New subsections 5(1A) and 5(2A) are inserted in Schedule 2 of the Act by items 4 and 5 of Schedule 1. Subsection 5(1) of Schedule 2 of the Act specifies the circumstances in which the NRS levy is imposed on leviable coarse grains. Proposed subsection 5(1A) provides that where, in a levy year, leviable coarse grain is delivered to a particular person by producers of such grain, and the total amount of NRS levy imposed on the grain would be less than the leviable amount (ie. $50 or a prescribed amount), the NRS levy is not imposed on the grain.

Subsection 5(2) of Schedule 2 of the Act specifies the circumstances in which the NRS levy is not imposed on leviable coarse grains. Proposed subsection 5(2A) provides that the NRS levy is not imposed on leviable coarse grain where, in a levy year, a producer processes leviable coarse grain that the producer has produced, paragraph (2)(b) does not apply and the total amount of the NRS levy imposed on the grain would be less than the leviable amount.

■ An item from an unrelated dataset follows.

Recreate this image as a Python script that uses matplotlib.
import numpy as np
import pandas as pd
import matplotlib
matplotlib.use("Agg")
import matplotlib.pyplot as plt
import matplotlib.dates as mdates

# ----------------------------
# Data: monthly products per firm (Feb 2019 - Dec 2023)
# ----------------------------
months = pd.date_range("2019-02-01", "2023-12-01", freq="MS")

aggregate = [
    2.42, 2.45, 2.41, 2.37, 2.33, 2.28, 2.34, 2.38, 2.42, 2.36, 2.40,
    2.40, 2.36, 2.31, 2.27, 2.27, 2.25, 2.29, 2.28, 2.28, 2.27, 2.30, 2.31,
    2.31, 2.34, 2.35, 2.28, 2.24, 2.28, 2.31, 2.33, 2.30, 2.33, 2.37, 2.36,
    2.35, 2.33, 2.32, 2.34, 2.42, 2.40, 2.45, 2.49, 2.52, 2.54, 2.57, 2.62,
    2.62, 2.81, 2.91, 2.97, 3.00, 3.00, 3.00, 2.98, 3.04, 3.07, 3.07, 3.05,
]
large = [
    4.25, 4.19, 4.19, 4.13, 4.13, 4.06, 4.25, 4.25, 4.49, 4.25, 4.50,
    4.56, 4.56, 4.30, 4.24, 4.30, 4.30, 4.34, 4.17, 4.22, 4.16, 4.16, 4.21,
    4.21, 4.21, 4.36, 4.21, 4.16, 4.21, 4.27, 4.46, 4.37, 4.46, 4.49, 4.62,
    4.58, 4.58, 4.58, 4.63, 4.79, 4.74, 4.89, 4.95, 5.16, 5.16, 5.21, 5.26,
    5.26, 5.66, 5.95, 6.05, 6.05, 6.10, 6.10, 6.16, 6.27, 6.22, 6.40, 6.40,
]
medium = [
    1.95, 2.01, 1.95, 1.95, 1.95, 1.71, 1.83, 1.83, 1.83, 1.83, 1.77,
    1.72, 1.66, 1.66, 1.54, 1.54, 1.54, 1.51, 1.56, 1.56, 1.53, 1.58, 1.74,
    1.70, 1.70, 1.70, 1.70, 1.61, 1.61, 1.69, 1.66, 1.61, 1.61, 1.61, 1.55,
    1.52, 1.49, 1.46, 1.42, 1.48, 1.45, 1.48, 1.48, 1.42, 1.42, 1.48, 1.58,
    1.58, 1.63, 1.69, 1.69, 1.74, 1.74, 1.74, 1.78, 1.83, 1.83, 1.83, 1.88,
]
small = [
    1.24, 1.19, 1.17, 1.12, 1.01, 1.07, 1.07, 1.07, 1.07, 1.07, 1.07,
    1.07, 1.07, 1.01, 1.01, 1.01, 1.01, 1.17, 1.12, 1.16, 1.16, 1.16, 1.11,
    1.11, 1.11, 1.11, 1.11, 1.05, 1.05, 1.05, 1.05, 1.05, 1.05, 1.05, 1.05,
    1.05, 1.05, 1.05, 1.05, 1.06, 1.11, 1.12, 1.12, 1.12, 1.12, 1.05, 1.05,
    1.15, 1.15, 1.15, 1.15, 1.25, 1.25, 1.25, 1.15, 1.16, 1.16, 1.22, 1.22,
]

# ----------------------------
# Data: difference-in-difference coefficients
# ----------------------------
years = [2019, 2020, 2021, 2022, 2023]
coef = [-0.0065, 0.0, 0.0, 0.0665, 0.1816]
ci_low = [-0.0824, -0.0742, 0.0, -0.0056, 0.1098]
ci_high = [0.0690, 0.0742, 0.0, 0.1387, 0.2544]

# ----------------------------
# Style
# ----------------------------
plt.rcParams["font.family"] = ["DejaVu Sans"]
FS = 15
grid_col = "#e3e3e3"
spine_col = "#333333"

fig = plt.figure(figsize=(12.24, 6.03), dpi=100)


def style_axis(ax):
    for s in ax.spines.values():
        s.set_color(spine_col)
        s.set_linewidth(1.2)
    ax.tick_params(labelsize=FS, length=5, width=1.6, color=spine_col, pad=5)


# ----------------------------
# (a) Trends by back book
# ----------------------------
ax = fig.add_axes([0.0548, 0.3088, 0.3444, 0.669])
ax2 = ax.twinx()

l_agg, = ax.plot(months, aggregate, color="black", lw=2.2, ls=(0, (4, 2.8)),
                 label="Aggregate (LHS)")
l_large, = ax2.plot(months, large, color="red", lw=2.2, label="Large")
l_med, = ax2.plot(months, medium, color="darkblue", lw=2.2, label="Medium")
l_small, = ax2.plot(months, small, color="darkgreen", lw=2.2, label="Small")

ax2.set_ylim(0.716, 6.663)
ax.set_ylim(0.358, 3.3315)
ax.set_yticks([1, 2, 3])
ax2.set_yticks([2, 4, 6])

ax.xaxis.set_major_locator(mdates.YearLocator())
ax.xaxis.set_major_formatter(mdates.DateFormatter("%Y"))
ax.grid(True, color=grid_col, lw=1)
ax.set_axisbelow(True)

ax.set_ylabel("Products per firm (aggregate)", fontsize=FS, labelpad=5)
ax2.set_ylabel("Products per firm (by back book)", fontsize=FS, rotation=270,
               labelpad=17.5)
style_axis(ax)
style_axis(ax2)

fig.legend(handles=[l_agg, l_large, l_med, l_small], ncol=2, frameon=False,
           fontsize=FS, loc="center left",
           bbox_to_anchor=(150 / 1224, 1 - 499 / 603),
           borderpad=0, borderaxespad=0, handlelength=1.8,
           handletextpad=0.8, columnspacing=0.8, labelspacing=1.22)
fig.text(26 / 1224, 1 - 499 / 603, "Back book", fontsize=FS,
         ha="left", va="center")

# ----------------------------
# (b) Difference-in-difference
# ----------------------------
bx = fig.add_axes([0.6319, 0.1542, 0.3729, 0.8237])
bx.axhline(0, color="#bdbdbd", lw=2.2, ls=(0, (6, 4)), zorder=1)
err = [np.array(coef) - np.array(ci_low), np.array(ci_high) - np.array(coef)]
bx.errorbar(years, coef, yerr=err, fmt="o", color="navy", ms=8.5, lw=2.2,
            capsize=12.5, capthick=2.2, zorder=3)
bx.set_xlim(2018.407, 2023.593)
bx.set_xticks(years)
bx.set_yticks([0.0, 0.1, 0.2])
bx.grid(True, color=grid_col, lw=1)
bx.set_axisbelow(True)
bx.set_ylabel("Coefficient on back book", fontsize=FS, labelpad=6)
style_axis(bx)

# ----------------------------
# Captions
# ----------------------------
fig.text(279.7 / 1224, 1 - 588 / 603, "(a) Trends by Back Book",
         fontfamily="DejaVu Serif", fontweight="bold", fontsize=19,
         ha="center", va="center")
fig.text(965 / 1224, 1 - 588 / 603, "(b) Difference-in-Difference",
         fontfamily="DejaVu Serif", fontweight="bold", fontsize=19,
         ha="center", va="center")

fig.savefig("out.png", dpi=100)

The rationale given by the Government for the amendments proposed by items 4 and 5 of Schedule 1 of the Bill is:

These items are required because of a change to the legislation for the imposition of levy on coarse grains in Schedule 4 to the Primary Industries (Excise) Levies Act 1998, which provides for the exemption from levy of leviable coarse grain which are [sic] either processed by the producer for commercial use, or where the amount of levy payable in a levy year on leviable coarse grain which is either delivered or processed would be less than the leviable amount.(1)

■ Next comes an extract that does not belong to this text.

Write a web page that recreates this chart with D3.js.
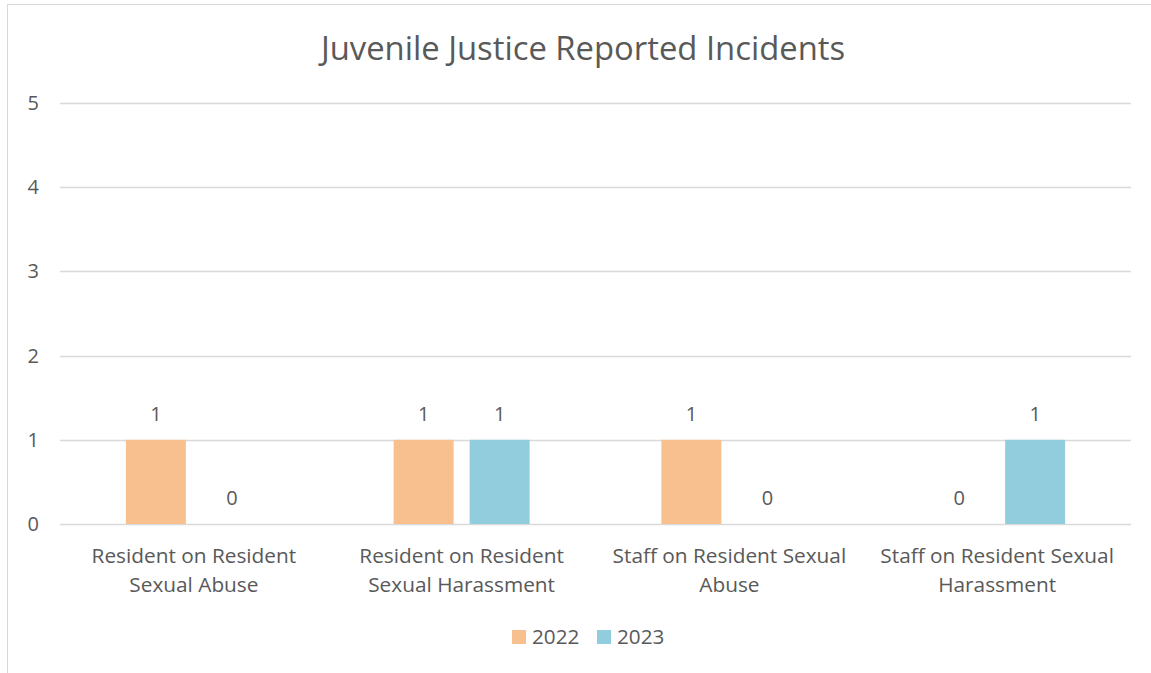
<!DOCTYPE html>
<html><head><meta charset="utf-8">
<script src="https://cdn.jsdelivr.net/npm/d3@7"></script>
<style>body{margin:0;background:#fff;}svg{display:block;font-family:"Open Sans",sans-serif;}</style>
</head><body>
<svg id="c" width="1151" height="673"></svg>
<script>
const categories = [["Resident on Resident","Sexual Abuse"],["Resident on Resident","Sexual Harassment"],["Staff on Resident Sexual","Abuse"],["Staff on Resident Sexual","Harassment"]];
const seriesNames = ["2022","2023"];
const values2022 = [1,1,1,0];
const values2023 = [0,1,0,1];
const yTicks = [0,1,2,3,4,5];
const colors = ["#F9C08F","#92CDDD"];
const title = "Juvenile Justice Reported Incidents";

const svg = d3.select("#c");
const textColor = "#595959";
svg.append("line").attr("x1",7.5).attr("x2",7.5).attr("y1",4).attr("y2",673).attr("stroke","#d9d9d9");
svg.append("line").attr("x1",7).attr("x2",1151).attr("y1",4.5).attr("y2",4.5).attr("stroke","#d9d9d9");

const x = d3.scaleBand().domain(d3.range(categories.length)).range([60,1131]);
const y = d3.scaleLinear().domain([0,5]).range([524,103]);
const x1 = d3.scaleBand().domain(seriesNames).range([0,136]).paddingInner(16/76);

svg.append("g").selectAll("line").data(yTicks).join("line")
  .attr("x1",60).attr("x2",1131).attr("y1",d=>Math.round(y(d))+0.5).attr("y2",d=>Math.round(y(d))+0.5)
  .attr("stroke","#d9d9d9").attr("stroke-width",1.5);
svg.append("g").selectAll("text").data(yTicks).join("text")
  .attr("x",39).attr("y",d=>y(d)).attr("dy","0.35em").attr("text-anchor","end")
  .attr("fill",textColor).attr("font-size",20).text(d=>d);

const data = categories.map((c,i)=>({i, vals:[values2022[i],values2023[i]]}));
const g = svg.append("g").selectAll("g").data(data).join("g")
  .attr("transform",d=>`translate(${x(d.i)+x.bandwidth()/2-68},0)`);
g.selectAll("rect").data(d=>d.vals.map((v,k)=>({v,k}))).join("rect")
  .attr("x",d=>x1(seriesNames[d.k])).attr("width",x1.bandwidth())
  .attr("y",d=>y(d.v)).attr("height",d=>y(0)-y(d.v)).attr("fill",d=>colors[d.k]);
g.selectAll("text.lbl").data(d=>d.vals.map((v,k)=>({v,k}))).join("text").attr("class","lbl")
  .attr("x",d=>x1(seriesNames[d.k])+x1.bandwidth()/2).attr("y",d=>y(d.v)-26).attr("dy","0.35em")
  .attr("text-anchor","middle").attr("fill",textColor).attr("font-size",20).text(d=>d.v);

const cl = svg.append("g").selectAll("text").data(categories).join("text")
  .attr("x",(d,i)=>x(i)+x.bandwidth()/2).attr("text-anchor","middle").attr("fill",textColor).attr("font-size",20.8);
cl.selectAll("tspan").data(d=>d).join("tspan")
  .attr("x",function(){return this.parentNode.getAttribute("x");})
  .attr("y",(d,k)=>563+k*29).text(d=>d);

svg.append("text").attr("x",583).attr("y",60).attr("text-anchor","middle").attr("fill",textColor)
  .attr("font-size",32.8).text(title);

const lg = svg.append("g").selectAll("g").data(seriesNames).join("g")
  .attr("transform",(d,i)=>`translate(${512+i*85},630)`);
lg.append("rect").attr("width",14).attr("height",14).attr("fill",(d,i)=>colors[i]);
lg.append("text").attr("x",20).attr("y",7).attr("dy","0.35em").attr("fill",textColor).attr("font-size",20.7).text(d=>d);
</script>
</body></html>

Section 2 of Schedule 3 of the Act specifies the circumstances in which the NRS levy is imposed on relevant dairy products. Many of the circumstances specified in section 2 contain a sunset clause of 1 July 2000 (eg. relevant dairy products supplied by the producer after the commencement of this Schedule and before 1 July 2000). The effect of item 6 of Schedule 1 of the Bill is to remove the sunset clause wherever appearing in section 2. The rationale given by the Government in the Explanatory Memorandum to the Bill for the removal of the sunset clause is:

This item amends the definition of the National Residue Survey Levy on relevant dairy produce to ensure that the provisions for the imposition of this levy remain in place beyond 30 June 2000. This aspect of the National Residue Survey Levy on relevant dairy produce becomes consistent with National Residue Survey legislation for other rural industries.(2)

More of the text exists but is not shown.